~ It seemed like a good idea at the time. The family kept a small garden and a few chickens at their country home, so Dad decided that he would raise the family’s Thanksgiving turkey himself. He built a pen in the backyard and fattened up the bird on the healthiest diet of grains and water. But Dad’s dream died the moment his children named the turkey Butterball. That changed everything. Once they named him, the kids no longer saw dinner but a new friend with warmth and feelings and personality. Dad, we can’t eat Butterball! So, on Thanksgiving Day, while the family feasted on a store-bought nameless turkey, Butterball continued to reside happily in his backyard pen.
On the first day of the semester, the class is just a roster of student numbers. And some students remain only a number, they stay quietly in the background, say little in class, do nothing to distinguish themselves. But once the professor learns their names and begins to associate that name with that student’s own abilities and potential, a new, creative dynamic begins to take place between teacher and student.
We harbor some hard opinions about certain nationalities and cultures and people – until we meet someone of that ethnicity, race, religion, or orientation. You may have had that situation with someone who is Jewish or black or gay or Muslim or Mexican or Asian or American. Once you meet someone and know someone and know someone’s name, the stereotype collapses and we see a human being just like us, with the same hopes and dreams and loves as we have. Our perspective is transformed once we meet and learn another’s name. He or she is no longer a label or a number or a function or a stereotype, but a real human being.
To know another’s name is the beginning of a relationship of love and trust and responsibility. Think about how true that is in your own life. Most every relationship we have begins with learning someone’s name. Conversely, we’re embarrassed if we forget someone’s name. f we don’t know someone’s name, we don’t know them at all; but if we know them by name, that opens every door for a continued relationship.
Before he was born, the angel Gabriel told both Mary and Joseph separately that their child was to be named Jesus. In today’s Gospel on this Feast of the Lord’s Baptism, the final day of the Christmas season, the voice of God is heard identifying this Jesus as “my beloved son, with whom I am well pleased.”
Friends, on the day of our baptism, the very first question that the priest or deacon asked our parents and godparents was “What name have you given your child?” Then, when the waters of baptism were poured over us, our name is mentioned in the very same breath as the name of our God, Father, Son, and Holy Spirit. At that moment, we became a beloved daughter or son of God. We embraced the same identity as Christ. At that moment, we were named a Christian. That name has both a dignity and a responsibility.
My name is John Rogers Vien. It was also my father’s name. John was my great-great grandfather’s name, Rogers was my grandmother’s name before she was married, and Vien can be traced back many generations all the way to the South of France. So I believe my name has a great dignity in that it is part of our family history. It also gives me the great responsibility to keep that family name sacred and honorable. Even if you do not have a similar history with your own name, we all have been given the name Christian, which brings great dignity and great responsibility.

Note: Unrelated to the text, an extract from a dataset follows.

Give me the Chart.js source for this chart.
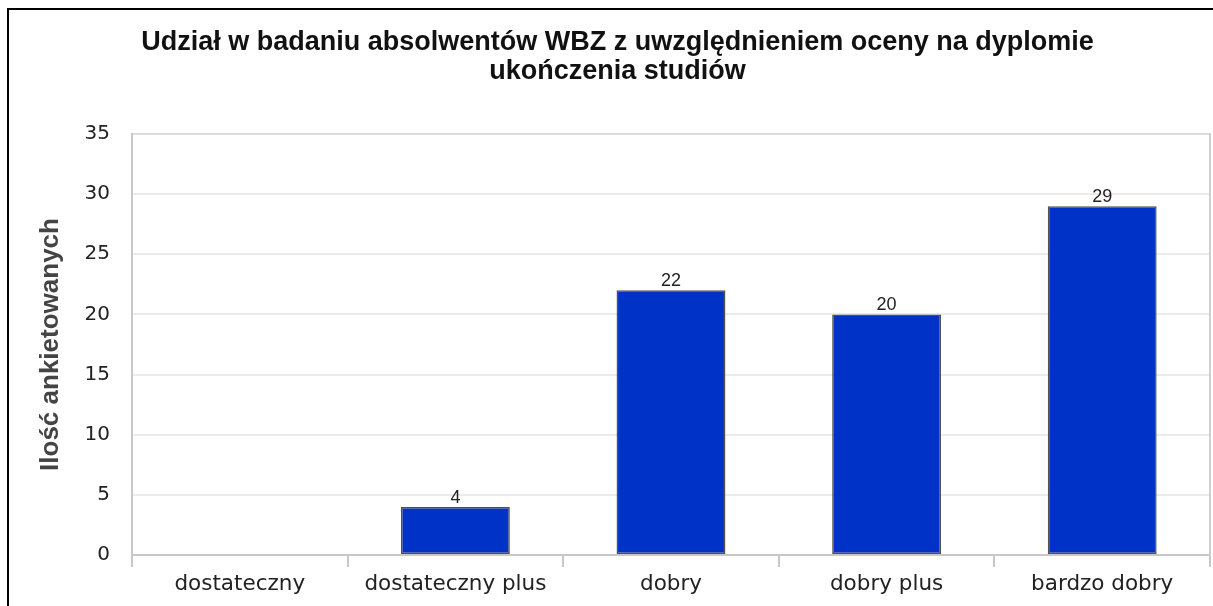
<!DOCTYPE html>
<html>
<head>
<meta charset="utf-8">
<script src="https://cdn.jsdelivr.net/npm/chart.js@4/dist/chart.umd.min.js"></script>
<style>
  html, body { margin: 0; padding: 0; background: #fff; overflow: hidden; }
  #wrap { position: relative; width: 1213px; height: 606px; }
  #frame { position: absolute; left: 7px; top: 8px; width: 1300px; height: 700px;
           border-left: 2px solid #000; border-top: 2px solid #000; pointer-events: none; }
  canvas { position: absolute; left: 0; top: 0; }
</style>
</head>
<body>
<div id="wrap">
  <canvas id="c" width="1213" height="606"></canvas>
  <div id="frame"></div>
</div>
<script>
const titleLines = ['Udział w badaniu absolwentów WBZ z uwzględnieniem oceny na dyplomie', 'ukończenia studiów'];
const categories = ['dostateczny', 'dostateczny plus', 'dobry', 'dobry plus', 'bardzo dobry'];
const respondents = [0, 4, 22, 20, 29];
const yAxisTitle = 'Ilość ankietowanych';
const yMin = 0, yMax = 35, yStep = 5;

const valueLabels = {
  id: 'valueLabels',
  afterDatasetsDraw(chart) {
    const ctx = chart.ctx;
    const meta = chart.getDatasetMeta(0);
    ctx.save();
    ctx.font = '18px "Liberation Sans", Arial, sans-serif';
    ctx.fillStyle = '#222';
    ctx.textAlign = 'center';
    ctx.textBaseline = 'alphabetic';
    meta.data.forEach((bar, i) => {
      const v = chart.data.datasets[0].data[i];
      if (v > 0) ctx.fillText(String(v), bar.x, bar.y - 4);
    });
    ctx.restore();
  }
};

new Chart(document.getElementById('c'), {
  type: 'bar',
  data: {
    labels: categories,
    datasets: [{
      data: respondents,
      backgroundColor: '#0032c8',
      borderColor: '#505050',
      borderWidth: 1.5,
      borderSkipped: false,
      categoryPercentage: 1,
      barPercentage: 0.505
    }]
  },
  options: {
    responsive: false,
    animation: false,
    layout: { padding: { left: 22, right: 0, top: 0, bottom: 0 } },
    plugins: {
      legend: { display: false },
      tooltip: { enabled: false },
      title: {
        display: true,
        text: titleLines,
        color: '#111',
        font: { family: '"Liberation Sans", Arial, sans-serif', size: 27, weight: 'bold', lineHeight: 1.074 },
        padding: { top: 28, bottom: 48 }
      }
    },
    scales: {
      x: {
        grid: { display: true, drawOnChartArea: false, drawTicks: true, tickLength: 12, color: '#c8c8c8', lineWidth: 2, offset: true },
        border: { display: true, color: '#c8c8c8', width: 2 },
        ticks: { color: '#222', padding: 5, maxRotation: 0, autoSkip: false,
                 font: { family: '"DejaVu Sans", Verdana, sans-serif', size: 21.5 } },
        afterFit(s) { s.height = 51; }
      },
      y: {
        position: 'left',
        min: yMin, max: yMax,
        grid: { color: (c) => c.tick && c.tick.value === yMax ? '#dcdcdc' : '#ebebeb', lineWidth: 2, drawTicks: false },
        border: { display: true, color: '#c8c8c8', width: 2 },
        ticks: { stepSize: yStep, color: '#222', padding: 22,
                 font: { family: '"DejaVu Sans", Verdana, sans-serif', size: 20 } },
        title: { display: true, text: yAxisTitle, color: '#444',
                 font: { family: '"Liberation Sans", Arial, sans-serif', size: 26, weight: 'bold' },
                 padding: { top: 13, bottom: 0 } },
        afterFit(s) { s.width = 110; }
      },
      y2: {
        position: 'right',
        min: yMin, max: yMax,
        grid: { drawOnChartArea: false, drawTicks: false },
        border: { display: true, color: '#d0d0d0', width: 2 },
        ticks: { display: false },
        afterFit(s) { s.width = 3; }
      }
    }
  },
  plugins: [valueLabels]
});
</script>
</body>
</html>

We Christians have great dignity because we continue in an unbroken line stretching back over two millennia. We are family members of some of the greatest human beings this world has ever known: popes and presidents and scientists and artists. And we are sons and daughters of God, which gives us inestimable worth.
But being named a Christian also brings great responsibility, the responsibility to live up to our calling, to be like Christ; to give a good example; to be loving, forgiving, and generous; and to make sure that no one thinks less of Christians in general because of our words or actions in particular.
At the beginning of this New Year, it is fitting to ask how are you treating your name, Christian? Is it obvious to others that you are a follower of Christ, or have you retreated into anonymity, have you not given good witness, have you besmirched the name?
If you’ve not been giving good witness, if you’ve not been living up to your name, today is the day to begin again, for every baptism is a new beginning! Today at this Eucharist, and in our prayer this week, let us recommit ourselves to the work of being Christians, disciples of Jesus, disciples of justice, reconciliation, service, and love. Let us live up to the name we have been given!